Task instructions —
Leaving out every picture, quote the data below exactly as it appears.

━━━━━━━━━━━━━━━━━━━━━━━━━━━━━━

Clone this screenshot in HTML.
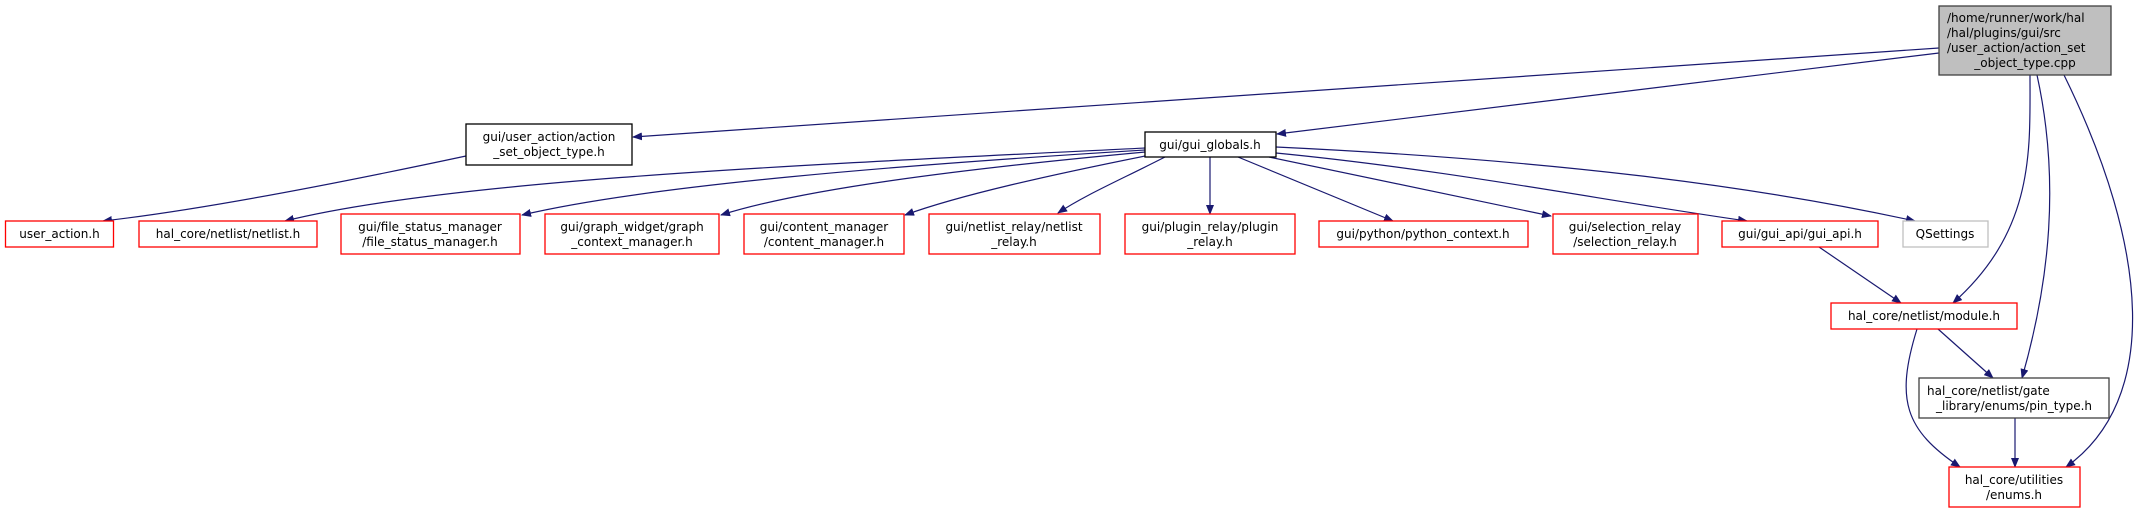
<!DOCTYPE html>
<html><head><meta charset="utf-8"><style>
html,body{margin:0;padding:0;background:#fff;}
svg{display:block;}
text{font-family:"DejaVu Sans","Liberation Sans",sans-serif;font-size:12px;fill:#000;}
</style></head><body>
<svg width="2154" height="513" viewBox="0 0 2154 513" xmlns="http://www.w3.org/2000/svg">
<defs>
<marker id="a" markerWidth="10" markerHeight="8" refX="9" refY="4" orient="auto" markerUnits="userSpaceOnUse">
<path d="M0,0 L10,4 L0,8 Z" fill="#191970"/>
</marker>
</defs>
<g fill="none" stroke="#191970" stroke-width="1.2" marker-end="url(#a)">
<path d="M1939,48 L633,137"/>
<path d="M1939,53 L1277,134"/>
<path d="M466,156 C330,185 200,210 103,221"/>
<path d="M1145,148 C800,165 450,180 285,221"/>
<path d="M1145,150 C900,165 650,185 522,215"/>
<path d="M1145,152 C950,170 800,190 721,215"/>
<path d="M1150,155 C1050,175 960,195 905,215"/>
<path d="M1165,157 C1120,180 1085,195 1058,213"/>
<path d="M1210,157 L1210,214"/>
<path d="M1238,157 L1393,221"/>
<path d="M1269,157 L1551,216"/>
<path d="M1276,153 C1450,170 1600,200 1747,221"/>
<path d="M1276,147 C1550,160 1750,185 1915,221"/>
<path d="M1819,247 L1901,303"/>
<path d="M2030,75 C2030,150 2035,230 1953,303"/>
<path d="M2037,75 C2060,180 2050,280 2022,378"/>
<path d="M2064,75 C2150,250 2160,400 2066,467"/>
<path d="M1938,329 L1993,378"/>
<path d="M1917,329 C1895,400 1905,430 1960,467"/>
<path d="M2015,418 L2015,467"/>
</g>
<g stroke-width="1.3">
<rect x="1939" y="6" width="172" height="69" fill="#bfbfbf" stroke="#404040"/>
<rect x="466" y="124" width="166" height="41" fill="#fff" stroke="#000"/>
<rect x="1145" y="132" width="131" height="25" fill="#fff" stroke="#000"/>
<rect x="5.5" y="221" width="108" height="26" fill="#fff" stroke="#f00"/>
<rect x="139" y="221" width="178" height="26" fill="#fff" stroke="#f00"/>
<rect x="341" y="214" width="179" height="40" fill="#fff" stroke="#f00"/>
<rect x="545" y="214" width="174" height="40" fill="#fff" stroke="#f00"/>
<rect x="744" y="214" width="160" height="40" fill="#fff" stroke="#f00"/>
<rect x="929" y="214" width="171" height="40" fill="#fff" stroke="#f00"/>
<rect x="1125" y="214" width="170" height="40" fill="#fff" stroke="#f00"/>
<rect x="1319" y="221" width="209" height="26" fill="#fff" stroke="#f00"/>
<rect x="1553" y="214" width="145" height="40" fill="#fff" stroke="#f00"/>
<rect x="1722" y="221" width="156" height="26" fill="#fff" stroke="#f00"/>
<rect x="1903" y="221" width="85" height="26" fill="#fff" stroke="#bfbfbf"/>
<rect x="1831" y="303" width="186" height="26" fill="#fff" stroke="#f00"/>
<rect x="1919" y="378" width="190" height="40" fill="#fff" stroke="#404040"/>
<rect x="1949" y="467" width="131" height="40" fill="#fff" stroke="#f00"/>
</g>
<g>
<text x="1947" y="22">/home/runner/work/hal</text>
<text x="1947" y="37">/hal/plugins/gui/src</text>
<text x="1947" y="52">/user_action/action_set</text>
<text x="2025" y="67" text-anchor="middle">_object_type.cpp</text>
<text x="549" y="141" text-anchor="middle">gui/user_action/action</text>
<text x="549" y="156" text-anchor="middle">_set_object_type.h</text>
<text x="1210" y="149" text-anchor="middle">gui/gui_globals.h</text>
<text x="59.5" y="238" text-anchor="middle">user_action.h</text>
<text x="228" y="238" text-anchor="middle">hal_core/netlist/netlist.h</text>
<text x="430" y="231" text-anchor="middle">gui/file_status_manager</text>
<text x="430" y="246" text-anchor="middle">/file_status_manager.h</text>
<text x="632" y="231" text-anchor="middle">gui/graph_widget/graph</text>
<text x="632" y="246" text-anchor="middle">_context_manager.h</text>
<text x="824" y="231" text-anchor="middle">gui/content_manager</text>
<text x="824" y="246" text-anchor="middle">/content_manager.h</text>
<text x="1014" y="231" text-anchor="middle">gui/netlist_relay/netlist</text>
<text x="1014" y="246" text-anchor="middle">_relay.h</text>
<text x="1210" y="231" text-anchor="middle">gui/plugin_relay/plugin</text>
<text x="1210" y="246" text-anchor="middle">_relay.h</text>
<text x="1423" y="238" text-anchor="middle">gui/python/python_context.h</text>
<text x="1625" y="231" text-anchor="middle">gui/selection_relay</text>
<text x="1625" y="246" text-anchor="middle">/selection_relay.h</text>
<text x="1800" y="238" text-anchor="middle">gui/gui_api/gui_api.h</text>
<text x="1945" y="238" text-anchor="middle">QSettings</text>
<text x="1924" y="320" text-anchor="middle">hal_core/netlist/module.h</text>
<text x="1927" y="395">hal_core/netlist/gate</text>
<text x="2014" y="410" text-anchor="middle">_library/enums/pin_type.h</text>
<text x="2014" y="484" text-anchor="middle">hal_core/utilities</text>
<text x="2014" y="499" text-anchor="middle">/enums.h</text>
</g>
</svg>
</body></html>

━━━━━━━━━━━━━━━━━━━━━━━━━━━━━━

Output of the task —
Clone this screenshot in HTML.
<!DOCTYPE html>
<html><head><meta charset="utf-8"><style>
html,body{margin:0;padding:0;background:#fff;}
svg{display:block;}
text{font-family:"DejaVu Sans","Liberation Sans",sans-serif;font-size:12px;fill:#000;}
</style></head><body>
<svg width="2154" height="513" viewBox="0 0 2154 513" xmlns="http://www.w3.org/2000/svg">
<defs>
<marker id="a" markerWidth="10" markerHeight="8" refX="9" refY="4" orient="auto" markerUnits="userSpaceOnUse">
<path d="M0,0 L10,4 L0,8 Z" fill="#191970"/>
</marker>
</defs>
<g fill="none" stroke="#191970" stroke-width="1.2" marker-end="url(#a)">
<path d="M1939,48 L633,137"/>
<path d="M1939,53 L1277,134"/>
<path d="M466,156 C330,185 200,210 103,221"/>
<path d="M1145,148 C800,165 450,180 285,221"/>
<path d="M1145,150 C900,165 650,185 522,215"/>
<path d="M1145,152 C950,170 800,190 721,215"/>
<path d="M1150,155 C1050,175 960,195 905,215"/>
<path d="M1165,157 C1120,180 1085,195 1058,213"/>
<path d="M1210,157 L1210,214"/>
<path d="M1238,157 L1393,221"/>
<path d="M1269,157 L1551,216"/>
<path d="M1276,153 C1450,170 1600,200 1747,221"/>
<path d="M1276,147 C1550,160 1750,185 1915,221"/>
<path d="M1819,247 L1901,303"/>
<path d="M2030,75 C2030,150 2035,230 1953,303"/>
<path d="M2037,75 C2060,180 2050,280 2022,378"/>
<path d="M2064,75 C2150,250 2160,400 2066,467"/>
<path d="M1938,329 L1993,378"/>
<path d="M1917,329 C1895,400 1905,430 1960,467"/>
<path d="M2015,418 L2015,467"/>
</g>
<g stroke-width="1.3">
<rect x="1939" y="6" width="172" height="69" fill="#bfbfbf" stroke="#404040"/>
<rect x="466" y="124" width="166" height="41" fill="#fff" stroke="#000"/>
<rect x="1145" y="132" width="131" height="25" fill="#fff" stroke="#000"/>
<rect x="5.5" y="221" width="108" height="26" fill="#fff" stroke="#f00"/>
<rect x="139" y="221" width="178" height="26" fill="#fff" stroke="#f00"/>
<rect x="341" y="214" width="179" height="40" fill="#fff" stroke="#f00"/>
<rect x="545" y="214" width="174" height="40" fill="#fff" stroke="#f00"/>
<rect x="744" y="214" width="160" height="40" fill="#fff" stroke="#f00"/>
<rect x="929" y="214" width="171" height="40" fill="#fff" stroke="#f00"/>
<rect x="1125" y="214" width="170" height="40" fill="#fff" stroke="#f00"/>
<rect x="1319" y="221" width="209" height="26" fill="#fff" stroke="#f00"/>
<rect x="1553" y="214" width="145" height="40" fill="#fff" stroke="#f00"/>
<rect x="1722" y="221" width="156" height="26" fill="#fff" stroke="#f00"/>
<rect x="1903" y="221" width="85" height="26" fill="#fff" stroke="#bfbfbf"/>
<rect x="1831" y="303" width="186" height="26" fill="#fff" stroke="#f00"/>
<rect x="1919" y="378" width="190" height="40" fill="#fff" stroke="#404040"/>
<rect x="1949" y="467" width="131" height="40" fill="#fff" stroke="#f00"/>
</g>
<g>
<text x="1947" y="22">/home/runner/work/hal</text>
<text x="1947" y="37">/hal/plugins/gui/src</text>
<text x="1947" y="52">/user_action/action_set</text>
<text x="2025" y="67" text-anchor="middle">_object_type.cpp</text>
<text x="549" y="141" text-anchor="middle">gui/user_action/action</text>
<text x="549" y="156" text-anchor="middle">_set_object_type.h</text>
<text x="1210" y="149" text-anchor="middle">gui/gui_globals.h</text>
<text x="59.5" y="238" text-anchor="middle">user_action.h</text>
<text x="228" y="238" text-anchor="middle">hal_core/netlist/netlist.h</text>
<text x="430" y="231" text-anchor="middle">gui/file_status_manager</text>
<text x="430" y="246" text-anchor="middle">/file_status_manager.h</text>
<text x="632" y="231" text-anchor="middle">gui/graph_widget/graph</text>
<text x="632" y="246" text-anchor="middle">_context_manager.h</text>
<text x="824" y="231" text-anchor="middle">gui/content_manager</text>
<text x="824" y="246" text-anchor="middle">/content_manager.h</text>
<text x="1014" y="231" text-anchor="middle">gui/netlist_relay/netlist</text>
<text x="1014" y="246" text-anchor="middle">_relay.h</text>
<text x="1210" y="231" text-anchor="middle">gui/plugin_relay/plugin</text>
<text x="1210" y="246" text-anchor="middle">_relay.h</text>
<text x="1423" y="238" text-anchor="middle">gui/python/python_context.h</text>
<text x="1625" y="231" text-anchor="middle">gui/selection_relay</text>
<text x="1625" y="246" text-anchor="middle">/selection_relay.h</text>
<text x="1800" y="238" text-anchor="middle">gui/gui_api/gui_api.h</text>
<text x="1945" y="238" text-anchor="middle">QSettings</text>
<text x="1924" y="320" text-anchor="middle">hal_core/netlist/module.h</text>
<text x="1927" y="395">hal_core/netlist/gate</text>
<text x="2014" y="410" text-anchor="middle">_library/enums/pin_type.h</text>
<text x="2014" y="484" text-anchor="middle">hal_core/utilities</text>
<text x="2014" y="499" text-anchor="middle">/enums.h</text>
</g>
</svg>
</body></html>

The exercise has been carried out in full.